YOUR INSTRUCTIONS: Output the full listing below exactly, without the pictures.
──────
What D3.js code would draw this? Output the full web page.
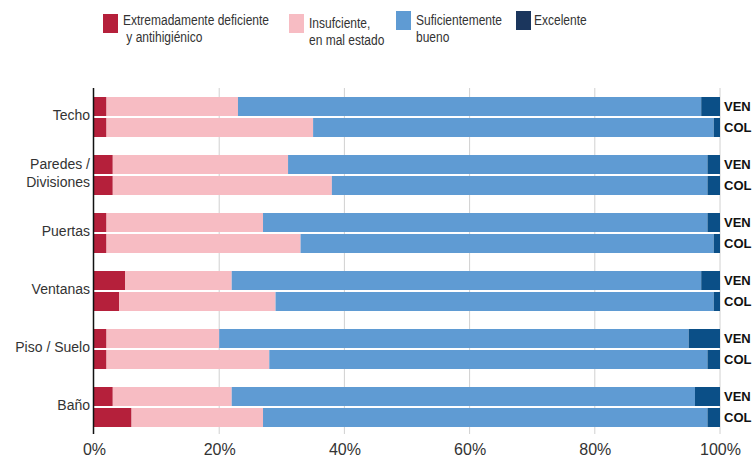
<!DOCTYPE html>
<html><head><meta charset="utf-8">
<script src="https://cdn.jsdelivr.net/npm/d3@7"></script>
<style>body{margin:0;background:#fff}svg{display:block;font-family:"Liberation Sans",Arial,sans-serif}</style>
</head><body><svg id="c" width="754" height="457"></svg>
<script>
const categories = ["Techo","Paredes /\nDivisiones","Puertas","Ventanas","Piso / Suelo","Baño"];
const countries = ["VEN","COL"];
const seriesNames = ["Extremadamente deficiente\n\u00a0y antihigiénico","Insufciente,\nen mal estado","Suficientemente\nbueno","Excelente"];
const seriesColors = ["#b5203b","#f7bcc3","#5f9bd3","#0b4f87"];
const legendColors = ["#b5203b","#f7bcc3","#5f9bd3","#1b365d"];
// values ordered: [cat0 VEN, cat0 COL, cat1 VEN, cat1 COL, ...]
const extremadamente = [2,2, 3,3, 2,2, 5,4, 2,2, 3,6];
const insuficiente   = [21,33, 28,35, 25,31, 17,25, 18,26, 19,21];
const suficiente     = [74,64, 67,60, 71,66, 75,70, 75,70, 74,71];
const excelente      = [3,1, 2,2, 2,1, 3,1, 5,2, 4,2];
const tickValues = [0,20,40,60,80,100];

const svg = d3.select("#c");
const x = d3.scaleLinear().domain([0,100]).range([94,720]);
const y0 = d3.scaleBand().domain(categories).range([88,436]).paddingInner(18/58).paddingOuter(9/58);
const y1 = d3.scaleBand().domain(countries).range([0,y0.bandwidth()]).paddingInner(2/21);

const rows = [];
categories.forEach((c,i)=>countries.forEach((k,j)=>{
  const idx=i*2+j;
  rows.push({cat:c,country:k,s0:extremadamente[idx],s1:insuficiente[idx],s2:suficiente[idx],s3:excelente[idx]});
}));
const stack = d3.stack().keys(["s0","s1","s2","s3"])(rows);

// gridlines
svg.append("g").selectAll("line").data(tickValues.slice(1)).join("line")
  .attr("x1",d=>x(d)).attr("x2",d=>x(d)).attr("y1",88).attr("y2",434)
  .attr("stroke","#d0d0d0").attr("stroke-width",1);

// bars
svg.append("g").selectAll("g").data(stack).join("g")
  .attr("fill",(d,i)=>seriesColors[i])
  .selectAll("rect").data(d=>d).join("rect")
  .attr("x",d=>x(d[0])).attr("width",d=>x(d[1])-x(d[0]))
  .attr("y",d=>y0(d.data.cat)+y1(d.data.country)).attr("height",y1.bandwidth());

// y axis line
svg.append("line").attr("x1",93.5).attr("x2",93.5).attr("y1",88).attr("y2",434).attr("stroke","#111").attr("stroke-width",1.5);

// x axis
const xAxis = d3.axisBottom(x).tickValues(tickValues).tickFormat(d=>d+"%").tickSize(0).tickPadding(0);
const gx = svg.append("g").attr("transform","translate(0,440)").call(xAxis);
gx.select(".domain").remove();
gx.selectAll("text").attr("font-size",16).attr("fill","#333").attr("dy","0.95em").attr("font-family","'Liberation Sans',Arial,sans-serif");

// category labels
const cl = svg.append("g").selectAll("text").data(categories).join("text")
  .attr("text-anchor","end").attr("font-size",14).attr("fill","#333")
  .attr("x",90);
cl.each(function(c){
  const lines=c.split("\n");
  const cy=y0(c)+y0.bandwidth()/2-1.5;
  d3.select(this).selectAll("tspan").data(lines).join("tspan")
    .attr("x",90).attr("y",(d,i)=>cy+(i-(lines.length-1)/2)*18).attr("dy","0.35em").text(d=>d);
});

// country labels
svg.append("g").selectAll("text").data(rows).join("text")
  .attr("x",724).attr("y",d=>y0(d.cat)+y1(d.country)+y1.bandwidth()/2).attr("dy","0.36em")
  .attr("font-size",13).attr("font-weight","bold").attr("fill","#111").text(d=>d.country);

// legend
const legX = [103,289,396,516];
const legY = [14,14,11,11];
const textX = [123,309,416,534];
const textY = [25,28,25,25];
const lg = svg.append("g");
seriesNames.forEach((n,i)=>{
  lg.append("rect").attr("x",legX[i]).attr("y",legY[i]).attr("width",15).attr("height",19).attr("fill",legendColors[i]);
  const t=lg.append("text").attr("font-size",12).attr("fill","#333")
    .attr("transform",`translate(${textX[i]},${textY[i]}) scale(1,1.15)`);
  n.split("\n").forEach((line,j)=>{
    t.append("tspan").attr("x",0).attr("y",j*16.7/1.15).text(line);
  });
});
</script></body></html>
──────
EXERCISE ANSWER:
What D3.js code would draw this? Output the full web page.
<!DOCTYPE html>
<html><head><meta charset="utf-8">
<script src="https://cdn.jsdelivr.net/npm/d3@7"></script>
<style>body{margin:0;background:#fff}svg{display:block;font-family:"Liberation Sans",Arial,sans-serif}</style>
</head><body><svg id="c" width="754" height="457"></svg>
<script>
const categories = ["Techo","Paredes /\nDivisiones","Puertas","Ventanas","Piso / Suelo","Baño"];
const countries = ["VEN","COL"];
const seriesNames = ["Extremadamente deficiente\n\u00a0y antihigiénico","Insufciente,\nen mal estado","Suficientemente\nbueno","Excelente"];
const seriesColors = ["#b5203b","#f7bcc3","#5f9bd3","#0b4f87"];
const legendColors = ["#b5203b","#f7bcc3","#5f9bd3","#1b365d"];
// values ordered: [cat0 VEN, cat0 COL, cat1 VEN, cat1 COL, ...]
const extremadamente = [2,2, 3,3, 2,2, 5,4, 2,2, 3,6];
const insuficiente   = [21,33, 28,35, 25,31, 17,25, 18,26, 19,21];
const suficiente     = [74,64, 67,60, 71,66, 75,70, 75,70, 74,71];
const excelente      = [3,1, 2,2, 2,1, 3,1, 5,2, 4,2];
const tickValues = [0,20,40,60,80,100];

const svg = d3.select("#c");
const x = d3.scaleLinear().domain([0,100]).range([94,720]);
const y0 = d3.scaleBand().domain(categories).range([88,436]).paddingInner(18/58).paddingOuter(9/58);
const y1 = d3.scaleBand().domain(countries).range([0,y0.bandwidth()]).paddingInner(2/21);

const rows = [];
categories.forEach((c,i)=>countries.forEach((k,j)=>{
  const idx=i*2+j;
  rows.push({cat:c,country:k,s0:extremadamente[idx],s1:insuficiente[idx],s2:suficiente[idx],s3:excelente[idx]});
}));
const stack = d3.stack().keys(["s0","s1","s2","s3"])(rows);

// gridlines
svg.append("g").selectAll("line").data(tickValues.slice(1)).join("line")
  .attr("x1",d=>x(d)).attr("x2",d=>x(d)).attr("y1",88).attr("y2",434)
  .attr("stroke","#d0d0d0").attr("stroke-width",1);

// bars
svg.append("g").selectAll("g").data(stack).join("g")
  .attr("fill",(d,i)=>seriesColors[i])
  .selectAll("rect").data(d=>d).join("rect")
  .attr("x",d=>x(d[0])).attr("width",d=>x(d[1])-x(d[0]))
  .attr("y",d=>y0(d.data.cat)+y1(d.data.country)).attr("height",y1.bandwidth());

// y axis line
svg.append("line").attr("x1",93.5).attr("x2",93.5).attr("y1",88).attr("y2",434).attr("stroke","#111").attr("stroke-width",1.5);

// x axis
const xAxis = d3.axisBottom(x).tickValues(tickValues).tickFormat(d=>d+"%").tickSize(0).tickPadding(0);
const gx = svg.append("g").attr("transform","translate(0,440)").call(xAxis);
gx.select(".domain").remove();
gx.selectAll("text").attr("font-size",16).attr("fill","#333").attr("dy","0.95em").attr("font-family","'Liberation Sans',Arial,sans-serif");

// category labels
const cl = svg.append("g").selectAll("text").data(categories).join("text")
  .attr("text-anchor","end").attr("font-size",14).attr("fill","#333")
  .attr("x",90);
cl.each(function(c){
  const lines=c.split("\n");
  const cy=y0(c)+y0.bandwidth()/2-1.5;
  d3.select(this).selectAll("tspan").data(lines).join("tspan")
    .attr("x",90).attr("y",(d,i)=>cy+(i-(lines.length-1)/2)*18).attr("dy","0.35em").text(d=>d);
});

// country labels
svg.append("g").selectAll("text").data(rows).join("text")
  .attr("x",724).attr("y",d=>y0(d.cat)+y1(d.country)+y1.bandwidth()/2).attr("dy","0.36em")
  .attr("font-size",13).attr("font-weight","bold").attr("fill","#111").text(d=>d.country);

// legend
const legX = [103,289,396,516];
const legY = [14,14,11,11];
const textX = [123,309,416,534];
const textY = [25,28,25,25];
const lg = svg.append("g");
seriesNames.forEach((n,i)=>{
  lg.append("rect").attr("x",legX[i]).attr("y",legY[i]).attr("width",15).attr("height",19).attr("fill",legendColors[i]);
  const t=lg.append("text").attr("font-size",12).attr("fill","#333")
    .attr("transform",`translate(${textX[i]},${textY[i]}) scale(1,1.15)`);
  n.split("\n").forEach((line,j)=>{
    t.append("tspan").attr("x",0).attr("y",j*16.7/1.15).text(line);
  });
});
</script></body></html>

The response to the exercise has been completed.